Without the pictures, extract every line from the start of the material to the line containing "1.43, 1.48, 1.49]", both ends included.

[START Listed entries]

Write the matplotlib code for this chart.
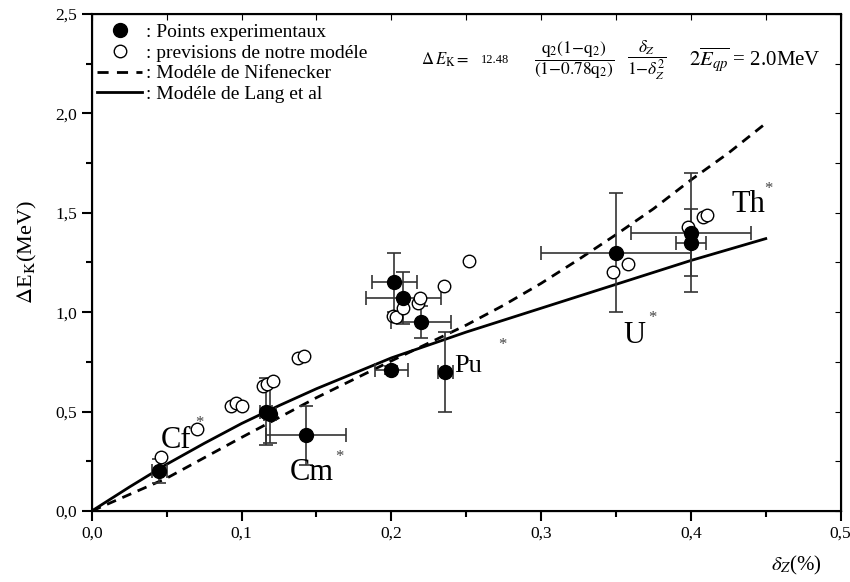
import numpy as np
import matplotlib.pyplot as plt
from matplotlib.lines import Line2D

plt.rcParams['font.family'] = ['Liberation Serif', 'DejaVu Serif']
plt.rcParams['mathtext.fontset'] = 'stix'

# points experimentaux (delta_Z, Delta E_K) with errors
exp_x = [0.045, 0.116, 0.119, 0.143, 0.202, 0.208, 0.220, 0.200, 0.236, 0.350, 0.400, 0.400]
exp_y = [0.20, 0.50, 0.49, 0.38, 1.15, 1.07, 0.95, 0.71, 0.70, 1.30, 1.40, 1.35]
exp_xerr = [0.005, 0.004, 0.004, 0.027, 0.015, 0.025, 0.020, 0.011, 0.005, 0.050, 0.040, 0.010]
exp_yerr = [0.06, 0.17, 0.15, 0.15, 0.15, 0.13, 0.08, 0.02, 0.20, 0.30, 0.30, 0.17]

# previsions du modele
mod_x = [0.046, 0.070, 0.093, 0.096, 0.100, 0.114, 0.117, 0.121, 0.1375, 0.1415,
         0.201, 0.203, 0.208, 0.218, 0.219, 0.235, 0.252, 0.348, 0.358, 0.398, 0.408, 0.411]
mod_y = [0.27, 0.41, 0.53, 0.545, 0.53, 0.63, 0.64, 0.655, 0.77, 0.78,
         0.98, 0.975, 1.02, 1.045, 1.07, 1.13, 1.255, 1.20, 1.24, 1.43, 1.48, 1.49]

# courbes
nif_x = [0.0, 0.05, 0.1, 0.15, 0.2, 0.25, 0.275, 0.3, 0.325, 0.35, 0.375, 0.4, 0.425, 0.45]
nif_y = [0.0, 0.165, 0.37, 0.57, 0.755, 0.935, 1.035, 1.145, 1.265, 1.39, 1.52, 1.665, 1.80, 1.95]
lang_x = [0.0, 0.025, 0.05, 0.075, 0.1, 0.125, 0.15, 0.2, 0.25, 0.3, 0.35, 0.4, 0.45]
lang_y = [0.0, 0.12, 0.235, 0.34, 0.44, 0.53, 0.615, 0.77, 0.90, 1.02, 1.14, 1.26, 1.37]

labels = [': Points experimentaux', ': previsions de notre modéle',
          ': Modéle de Nifenecker', ': Modéle de Lang et al']

# noyaux: (nom, x, y, taille) et asterisques
nuclei = [('Cf', 0.046, 0.317, 22), ('Cm', 0.132, 0.156, 22), ('Pu', 0.242, 0.70, 19),
          ('U', 0.355, 0.845, 22), ('Th', 0.427, 1.506, 22)]
stars = [(0.072, 0.443), (0.1656, 0.27), (0.274, 0.835), (0.374, 0.97), (0.452, 1.62)]

fig = plt.figure(figsize=(8.5, 5.82), dpi=100)
ax = fig.add_axes([0.108, 0.122, 0.881, 0.854])

ax.plot(nif_x, nif_y, 'k--', lw=2, dashes=(3.5, 2.5))
ax.plot(lang_x, lang_y, 'k-', lw=2)
ax.errorbar(exp_x, exp_y, xerr=exp_xerr, yerr=exp_yerr, fmt='none',
            ecolor='#333333', elinewidth=1.2, capsize=5, capthick=1.2)
ax.plot(mod_x, mod_y, 'o', mfc='white', mec='black', ms=9, mew=1)
ax.plot(exp_x, exp_y, 'o', color='black', ms=10)

ax.set_xlim(0, 0.5)
ax.set_ylim(0, 2.5)
xt = np.arange(0, 0.51, 0.1)
yt = np.arange(0, 2.51, 0.5)
ax.set_xticks(xt)
ax.set_yticks(yt)
ax.set_xticklabels([f'{v:.1f}'.replace('.', ',') for v in xt])
ax.set_yticklabels([f'{v:.1f}'.replace('.', ',') for v in yt])
ax.set_xticks(np.arange(0.05, 0.5, 0.1), minor=True)
ax.set_yticks(np.arange(0.25, 2.5, 0.5), minor=True)
ax.tick_params(which='major', direction='out', length=7, width=1.5, labelsize=12.5)
ax.tick_params(which='minor', direction='out', length=4, width=1.5)
for s in ax.spines.values():
    s.set_linewidth(1.5)

# top/right inner ticks
axt = ax.twiny()
axt.set_xlim(0, 0.5)
axt.set_xticks(np.arange(0, 0.51, 0.05))
axt.tick_params(direction='in', length=4, labeltop=False)
axr = ax.twinx()
axr.set_ylim(0, 2.5)
axr.set_yticks(np.arange(0, 2.51, 0.25))
axr.tick_params(direction='in', length=4, labelright=False)

ax.set_ylabel(r'$\Delta$E$_{\mathrm{K}}$(MeV)', fontsize=16)
ax.yaxis.set_label_coords(-0.07, 0.52)
ax.text(0.975, -0.109, r'$\delta_Z$(%)', transform=ax.transAxes, fontsize=15,
        ha='right', va='center')

handles = [
    Line2D([], [], ls='none', marker='o', color='black', ms=10),
    Line2D([], [], ls='none', marker='o', mfc='white', mec='black', ms=9),
    Line2D([], [], ls='--', color='black', lw=2, dashes=(4, 3)),
    Line2D([], [], ls='-', color='black', lw=2),
]
ax.legend(handles, labels, loc='upper left', frameon=False, fontsize=14,
          handlelength=2.3, handletextpad=0.2, labelspacing=0.15,
          borderaxespad=0.2, bbox_to_anchor=(-0.008, 1.004))

fy = 2.268
ax.text(0.220, fy, r'$\Delta\,E_{\mathrm{K}}=$', fontsize=12, va='center')
ax.text(0.260, fy, '12.48', fontsize=9, va='center')
ax.text(0.322, fy, r'$\dfrac{\mathrm{q}_2(1\mathrm{-q}_2)}{(1\mathrm{-0.78q}_2)}$', fontsize=12.5,
        va='center', ha='center')
ax.text(0.3705, fy, r'$\dfrac{\delta_Z}{1\mathrm{-}\delta_Z^2}$', fontsize=12.5,
        va='center', ha='center')
ax.text(0.487, fy, r'$2\overline{E_{qp}}$ = 2.0MeV', fontsize=15, va='center', ha='right')

for name, nx, ny, fs in nuclei:
    ax.text(nx, ny, name, fontsize=fs)
for sx, sy in stars:
    ax.text(sx, sy, '*', fontsize=12, ha='center', va='center', color='#444444')

plt.savefig('out.png', dpi=100)
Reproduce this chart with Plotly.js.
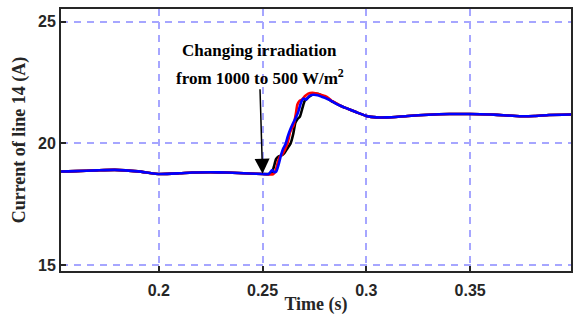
<!DOCTYPE html>
<html>
<head>
<meta charset="utf-8">
<script src="https://cdn.plot.ly/plotly-3.0.1.min.js"></script>
<style>html,body{margin:0;padding:0;background:#fff;}#chart{width:573px;height:315px;}</style>
</head>
<body>
<div id="chart"></div>
<script>
// Shared steady-state portions
const preT = [0.15, 0.1524, 0.16, 0.17, 0.1788, 0.19, 0.2005, 0.21, 0.216, 0.225, 0.2327, 0.2438, 0.25];
const preV = [18.84, 18.84, 18.86, 18.89, 18.91, 18.85, 18.74, 18.77, 18.80, 18.81, 18.80, 18.76, 18.74];
const postT = [0.2875, 0.29, 0.295, 0.3, 0.305, 0.31, 0.32, 0.33, 0.34, 0.35, 0.36, 0.366, 0.374, 0.381, 0.388, 0.4];
const postV = [21.55, 21.46, 21.29, 21.13, 21.07, 21.07, 21.13, 21.18, 21.21, 21.21, 21.19, 21.16, 21.12, 21.13, 21.17, 21.19];

// Transients (black, red, blue)
const blackT = [0.2530, 0.2545, 0.2555, 0.2565, 0.2575, 0.2590, 0.2605, 0.2620, 0.2635, 0.2648, 0.2658, 0.2668, 0.2680, 0.2692, 0.2703, 0.2715, 0.2730, 0.2750, 0.2770, 0.2790, 0.2810, 0.2830, 0.2850];
const blackV = [18.74, 18.80, 19.05, 19.35, 19.45, 19.50, 19.60, 19.80, 20.00, 20.40, 20.85, 21.00, 21.10, 21.45, 21.75, 21.85, 21.95, 22.05, 22.03, 21.95, 21.88, 21.75, 21.66];
const redT = [0.2535, 0.2550, 0.2562, 0.2573, 0.2583, 0.2595, 0.2608, 0.2622, 0.2632, 0.2640, 0.2650, 0.2660, 0.2668, 0.2678, 0.2690, 0.2705, 0.2720, 0.2740, 0.2760, 0.2780, 0.2800, 0.2820, 0.2835, 0.2850];
const redV = [18.72, 18.73, 18.85, 19.20, 19.45, 19.55, 19.75, 20.05, 20.45, 20.60, 20.75, 21.20, 21.60, 21.75, 21.80, 21.95, 22.05, 22.08, 22.05, 22.00, 21.95, 21.85, 21.74, 21.68];
const blueT = [0.2530, 0.2538, 0.2546, 0.2556, 0.2566, 0.2578, 0.2590, 0.2600, 0.2610, 0.2622, 0.2635, 0.2648, 0.2660, 0.2672, 0.2686, 0.2698, 0.2710, 0.2725, 0.2745, 0.2765, 0.2785, 0.2805, 0.2825, 0.2845];
const blueV = [18.74, 18.82, 18.90, 18.82, 18.84, 19.15, 19.55, 19.80, 19.95, 20.30, 20.60, 20.85, 21.05, 21.30, 21.70, 21.85, 21.80, 21.95, 22.00, 21.98, 21.92, 21.86, 21.78, 21.68];

const xTicks = [0.2, 0.25, 0.3, 0.35];
const xTickText = ['0.2', '0.25', '0.3', '0.35'];
const yTicks = [15, 20, 25];
const yTickText = ['15', '20', '25'];

function series(t, v, color) {
  return {
    x: preT.concat(t, postT), y: preV.concat(v, postV),
    type: 'scatter', mode: 'lines',
    line: {color: color, width: 2.6, shape: 'spline', smoothing: 0.5},
    showlegend: false, hoverinfo: 'skip'
  };
}

const data = [
  series(blackT, blackV, '#000000'),
  series(redT, redV, '#ff0000'),
  series(blueT, blueV, '#0000ff')
];

const tickFont = {family: 'Liberation Sans, Arial, sans-serif', size: 16, color: '#262626', weight: 'bold'};
const titleFont = {family: 'Liberation Serif, Times New Roman, serif', size: 18, color: '#262626', weight: 'bold'};
const noteFont = {family: 'Liberation Serif, Times New Roman, serif', size: 17, color: '#000000', weight: 'bold'};

const layout = {
  width: 573, height: 315,
  margin: {l: 61, r: 2, t: 9, b: 44},
  paper_bgcolor: '#ffffff', plot_bgcolor: '#ffffff',
  xaxis: {
    range: [0.1529, 0.3986], tickvals: xTicks, ticktext: xTickText,
    ticks: 'inside', ticklen: 5, tickwidth: 2, tickcolor: '#262626',
    showline: true, linecolor: '#262626', linewidth: 2, mirror: true,
    showgrid: true, gridcolor: '#a6a6ff', gridwidth: 2, griddash: '7px,6px',
    zeroline: false, tickfont: tickFont, ticklabelstandoff: 4,
    title: {text: 'Time (s)', font: titleFont, standoff: 2}
  },
  yaxis: {
    range: [14.75, 25.53], tickvals: yTicks, ticktext: yTickText,
    ticks: 'inside', ticklen: 5, tickwidth: 2, tickcolor: '#262626',
    showline: true, linecolor: '#262626', linewidth: 2, mirror: true,
    showgrid: true, gridcolor: '#a6a6ff', gridwidth: 2, griddash: '7px,6px',
    zeroline: false, tickfont: tickFont,
    title: {text: 'Current of line 14 (A)', font: titleFont, standoff: 8}
  },
  annotations: [
    {
      x: 0.2486, y: 23.81, xref: 'x', yref: 'y', showarrow: false,
      text: 'Changing irradiation', font: noteFont
    },
    {
      x: 0.25, y: 18.75, xref: 'x', yref: 'y',
      ax: 0.2486, ay: 22.74, axref: 'x', ayref: 'y',
      showarrow: true, arrowhead: 2, arrowsize: 2, arrowwidth: 1.5, arrowcolor: '#000000',
      text: 'from 1000 to 500 W/m<sup>2</sup>', font: noteFont
    }
  ]
};

Plotly.newPlot('chart', data, layout, {displayModeBar: false, staticPlot: true});
</script>
</body>
</html>
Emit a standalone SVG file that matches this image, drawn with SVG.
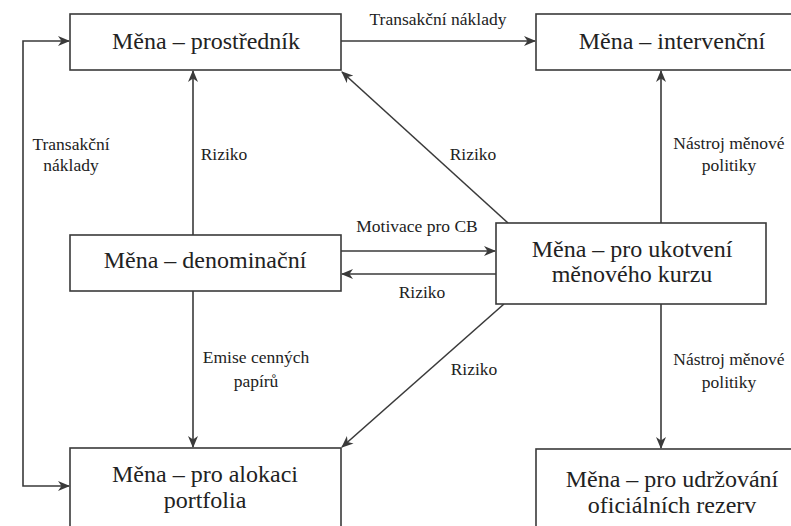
<svg xmlns="http://www.w3.org/2000/svg" width="791" height="526" viewBox="0 0 791 526">
<style>
.box{fill:#fff;stroke:#3a3a3a;stroke-width:1.6}
.bt{font-size:24px;fill:#222;text-anchor:middle}
.lb{font-size:17.5px;fill:#222;text-anchor:middle}
.c{fill:none;stroke:#3a3a3a;stroke-width:1.6}
.a{marker-end:url(#ah)}
</style>
<defs>
<marker id="ah" viewBox="0 0 12 10" refX="11" refY="5" markerWidth="12" markerHeight="10" markerUnits="userSpaceOnUse" orient="auto-start-reverse">
<path d="M0,0 L12,5 L0,10 L3.5,5 z" fill="#3a3a3a"/>
</marker>
</defs>
<rect width="791" height="526" fill="#fff"/>
<g font-family="Liberation Serif, Times New Roman, DejaVu Serif, serif">
<g id="connectors">
<path class="c a" d="M341,41 L535,41"/>
<path class="c" d="M69,41 L23,41 L23,486 L69,486" marker-start="url(#ah)" marker-end="url(#ah)"/>
<path class="c a" d="M193,235 L193,71"/>
<path class="c a" d="M193,291 L193,447"/>
<path class="c a" d="M508,223 L342,72"/>
<path class="c a" d="M341,251 L495,251"/>
<path class="c a" d="M496,274 L342,274"/>
<path class="c a" d="M504,304 L342,447"/>
<path class="c a" d="M661,223 L661,71"/>
<path class="c a" d="M661,304 L661,448"/>
<text class="lb" x="438" y="25">Transakční náklady</text>
<text class="lb" x="71" y="150">Transakční</text>
<text class="lb" x="71" y="171">náklady</text>
<text class="lb" x="224" y="160">Riziko</text>
<text class="lb" x="473" y="160">Riziko</text>
<text class="lb" x="729" y="149">Nástroj měnové</text>
<text class="lb" x="729" y="171">politiky</text>
<text class="lb" x="417" y="232">Motivace pro CB</text>
<text class="lb" x="422" y="298">Riziko</text>
<text class="lb" x="256" y="363">Emise cenných</text>
<text class="lb" x="256" y="387">papírů</text>
<text class="lb" x="474" y="375">Riziko</text>
<text class="lb" x="729" y="365">Nástroj měnové</text>
<text class="lb" x="729" y="388">politiky</text>
</g>
<g id="n1"><rect class="box" x="70" y="14" width="271" height="56"/><text class="bt" x="206" y="49">Měna – prostředník</text></g>
<g id="n2"><rect class="box" x="536" y="14" width="270" height="56"/><text class="bt" x="672" y="49">Měna – intervenční</text></g>
<g id="n3"><rect class="box" x="70" y="235" width="271" height="56"/><text class="bt" x="205" y="268">Měna – denominační</text></g>
<g id="n4"><rect class="box" x="496" y="223" width="270" height="81"/><text class="bt" x="632" y="257">Měna – pro ukotvení</text><text class="bt" x="632" y="282">měnového kurzu</text></g>
<g id="n5"><rect class="box" x="70" y="448" width="271" height="90"/><text class="bt" x="205" y="482">Měna – pro alokaci</text><text class="bt" x="205" y="508">portfolia</text></g>
<g id="n6"><rect class="box" x="536" y="449" width="270" height="90"/><text class="bt" x="672" y="487">Měna – pro udržování</text><text class="bt" x="672" y="513">oficiálních rezerv</text></g>
</g>
</svg>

[END Listed entries]

=== Full answer ===
Write the matplotlib code for this chart.
import numpy as np
import matplotlib.pyplot as plt
from matplotlib.lines import Line2D

plt.rcParams['font.family'] = ['Liberation Serif', 'DejaVu Serif']
plt.rcParams['mathtext.fontset'] = 'stix'

# points experimentaux (delta_Z, Delta E_K) with errors
exp_x = [0.045, 0.116, 0.119, 0.143, 0.202, 0.208, 0.220, 0.200, 0.236, 0.350, 0.400, 0.400]
exp_y = [0.20, 0.50, 0.49, 0.38, 1.15, 1.07, 0.95, 0.71, 0.70, 1.30, 1.40, 1.35]
exp_xerr = [0.005, 0.004, 0.004, 0.027, 0.015, 0.025, 0.020, 0.011, 0.005, 0.050, 0.040, 0.010]
exp_yerr = [0.06, 0.17, 0.15, 0.15, 0.15, 0.13, 0.08, 0.02, 0.20, 0.30, 0.30, 0.17]

# previsions du modele
mod_x = [0.046, 0.070, 0.093, 0.096, 0.100, 0.114, 0.117, 0.121, 0.1375, 0.1415,
         0.201, 0.203, 0.208, 0.218, 0.219, 0.235, 0.252, 0.348, 0.358, 0.398, 0.408, 0.411]
mod_y = [0.27, 0.41, 0.53, 0.545, 0.53, 0.63, 0.64, 0.655, 0.77, 0.78,
         0.98, 0.975, 1.02, 1.045, 1.07, 1.13, 1.255, 1.20, 1.24, 1.43, 1.48, 1.49]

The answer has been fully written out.